We can now define the evaluations of the folded polynomial at the points of the next domain to be
$$P^{d + 1}\left( h \cdot \omega^{2i} \right) := \frac{1}{2} \cdot \left(P^d\left(h\cdot\omega^i\right) + P^d\left(-h\cdot\omega^i\right)\right) + \alpha \cdot \frac{P^d\left(h\cdot\omega^i\right) - P^d\left(-h\cdot\omega^i\right)}{h\cdot\omega^i - (-h\cdot\omega^i)}$$
where we used $\omega^{i + \frac{N}{2}} = -\omega^i$.

In more details, take the polynomial in the $0$-th layer hence dropping some of the super-indices, and let's look at its evaluations over the domain $L^0 := \{h \cdot \omega^i, 0 \leq n \}$, where $\rho := \frac{k}{n}$. Let $g = \omega^j$ for some $j$ in $0..(n-1)$.

$$\begin{aligned} P\left(h\cdot g\right) &= \sum_{i = 0}^{k - 1} a_i \cdot (h\cdot g)^i \\\ &= \sum_{i = 0}^{\frac{k}{2} - 1} a_{2i} \cdot (h\cdot g)^{2i} + \sum_{i = 0}^{\frac{k}{2} - 1} a_{2i + 1} \cdot (h\cdot g)^{2i + 1} \\\ &= \sum_{i = 0}^{\frac{k}{2} - 1} a_{2i} \cdot h^i \cdot (h\cdot g^2)^{i} + h\cdot g \cdot \sum_{i = 0}^{\frac{k}{2} - 1} a_{2i + 1} \cdot h^i \cdot (h\cdot g^2)^{i} \\\ &= P_e\left(h \cdot g^2\right) + h \cdot g \cdot P_o\left(h \cdot g^2\right) \end{aligned}$$

where $$P_e\left(X\right) := \sum_{i = 0}^{\frac{k}{2} - 1} a_{2i} \cdot h^i \cdot X$$

and $$P_o\left(X\right) := \sum_{i = 0}^{\frac{k}{2} - 1} a_{2i + 1} \cdot h^i \cdot X$$

So we have in some sense a scaled even-odd decomposition of the original polynomial, but the crucial point here is that the degree bounds on both polynomials is half that of the one on the original polynomial, and moreover we have a relation linking the original evaluations to the evaluations of the two decomposition polynomials in the spirit of butterflys in FFTs.
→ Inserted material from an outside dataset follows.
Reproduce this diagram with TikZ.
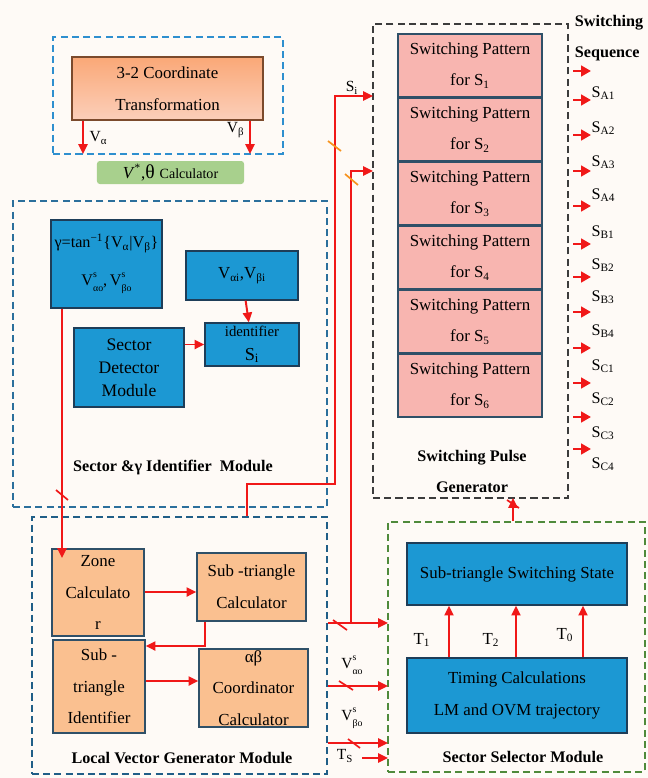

Now we can build the folded code-word as $$P_{\alpha}\left(h\cdot g^2\right) = P_e\left(h \cdot g^2\right) + \alpha \cdot P_o\left(h \cdot g^2\right)$$. Note that $$P_{\alpha}\left(h\cdot g^2\right) = P_e\left(h \cdot g^2\right) + h \cdot \alpha \cdot P_o\left(h \cdot g^2\right)$$ would work too but we would get a different final expression.

Now using the relation $P\left(h\cdot g\right) = P_e\left(h \cdot g^2\right) + h \cdot g \cdot P_o\left(h \cdot g^2\right)$ we get that
$$P_e\left(h \cdot g^2\right) = \frac{1}{2} \cdot \left(P\left(h\cdot g\right) + P\left(-h\cdot g\right)\right)$$
and
$$P_o\left(h \cdot g^2\right) = \frac{1}{2\cdot h \cdot g} \cdot \left(P\left(h\cdot g\right) - P\left(-h\cdot g\right)\right)$$

Putting everything together we get $$P_{\alpha}\left(h\cdot g^2\right) = \frac{1}{2} \cdot \left(P\left(h\cdot g\right) + P\left(-h\cdot g\right)\right) + \frac{\alpha}{2\cdot h \cdot g} \cdot \left(P\left(h\cdot g\right) - P\left(-h\cdot g\right)\right)$$

[plafer]

Awesome, thank you for the detailed explanation, that clears things up!